Executive summaries should be limited to five pages total, including 
footnotes.
    Section 774 of the Act provides that the Department will hold a 
public hearing to afford interested parties an opportunity to comment 
on arguments raised in case or rebuttal briefs, provided that such a 
hearing is requested by an interested party. If a request for a hearing 
is made in these investigations, the hearing will tentatively be held 
two days after submission of the rebuttal briefs at the U.S. Department 
of Commerce, 14th Street and Constitution Avenue, NW., Washington, DC 
20230. Parties should confirm by telephone the time, date, and place of 
the hearing 48 hours before the scheduled time.
    Interested parties who wish to request a hearing, or to participate 
if one is requested, must submit a written request to the Assistant 
Secretary for Import Administration, U.S. Department of Commerce, Room 
1870, within 30 days of the publication of this notice.

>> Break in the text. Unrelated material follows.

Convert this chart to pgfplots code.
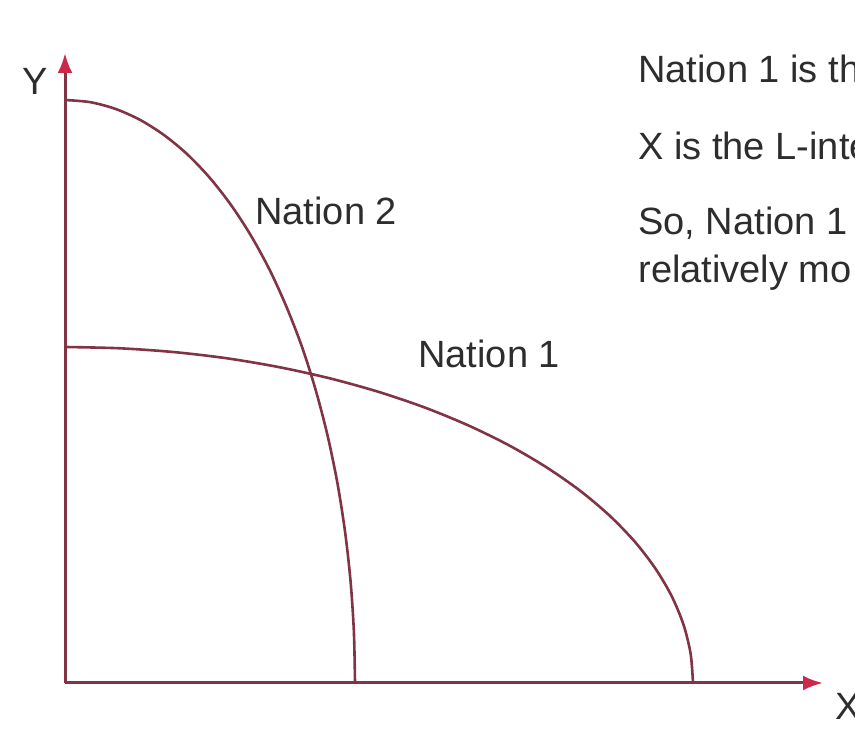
\documentclass[border=0pt]{standalone}
\usepackage{fontspec}
\setmainfont{Liberation Sans}
\usepackage{pgfplots}
\pgfplotsset{compat=1.18}
\usetikzlibrary{arrows.meta}
\definecolor{linecol}{RGB}{128,52,68}
\definecolor{arrowcol}{RGB}{205,40,75}
\definecolor{txt}{RGB}{45,45,45}
\begin{document}
\begin{tikzpicture}[lbl/.style={font=\fontsize{19}{23}\selectfont, text=txt, inner sep=0pt, anchor=base west}]
\useasboundingbox (0,0) rectangle (427.5pt,365.5pt);
\clip (0,0) rectangle (427.5pt,365.5pt);
\begin{axis}[at={(0,0)}, anchor=south west, x=0.5pt, y=0.5pt,
  xmin=-65, xmax=790, ymin=-48, ymax=683, enlargelimits=false,
  hide axis, clip=false]
% axes
\addplot[linecol, line width=1.5pt, -{Latex[length=10pt,width=7.5pt,color=arrowcol]}] coordinates {(0,0) (0,630)};
\addplot[linecol, line width=1.5pt, -{Latex[length=10pt,width=7.5pt,color=arrowcol]}] coordinates {(0,0) (758,0)};
% Nation 2
\addplot[linecol, line width=1.3pt, smooth] coordinates {
(0,583) (25.3,580.8) (50.4,574.1) (75.1,563.1) (99.2,547.8) (122.6,528.4)
(145,504.9) (166.3,477.6) (186.4,446.6) (205.1,412.2) (222.1,374.7)
(237.6,334.4) (251.1,291.5) (262.8,246.4) (272.5,199.4) (280.1,150.9)
(285.6,101.2) (288.9,50.8) (290,0)};
% Nation 1
\addplot[linecol, line width=1.3pt, smooth] coordinates {
(0,336) (54.8,334.7) (109.0,330.9) (162.5,324.6) (214.8,315.7) (265.4,304.5)
(314,291.0) (360.2,275.3) (403.7,257.4) (444.1,237.6) (481.0,216.0)
(514.5,192.7) (543.9,168) (569.2,142.0) (590.1,114.9) (606.6,87.0)
(618.5,58.3) (625.6,29.3) (628,0)};
% labels
\node[lbl] at (axis cs:-43,588) {Y};
\node[lbl] at (axis cs:770,-37) {X};
\node[lbl] at (axis cs:190,458) {Nation 2};
\node[lbl] at (axis cs:353,315) {Nation 1};
\node[lbl] at (axis cs:573,600) {Nation 1 is th};
\node[lbl] at (axis cs:573,523) {X is the L-inte};
\node[lbl] at (axis cs:573,448) {So, Nation 1};
\node[lbl] at (axis cs:573,400) {relatively mo};
\end{axis}
\end{tikzpicture}
\end{document}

Requests should 
contain: (1) The party's name, address, and telephone number; (2) the 
number of participants; and (3) a list of the issues to be discussed. 
Oral presentations will be limited to issues raised in the briefs.
    As discussed in the ``Postponement of Final Determination'' 
section, above, we

[[Page 61649]]

have extended the deadline for issuance of the final determination 
until the 135th day after the date of publication of this preliminary 
determination in the Federal Register. These determinations are 
published pursuant to sections 733(f) and 777(i) of the Act.

    Dated: October 14, 2004.
Joseph A. Spetrini,
Acting Assistant Secretary for Import Administration.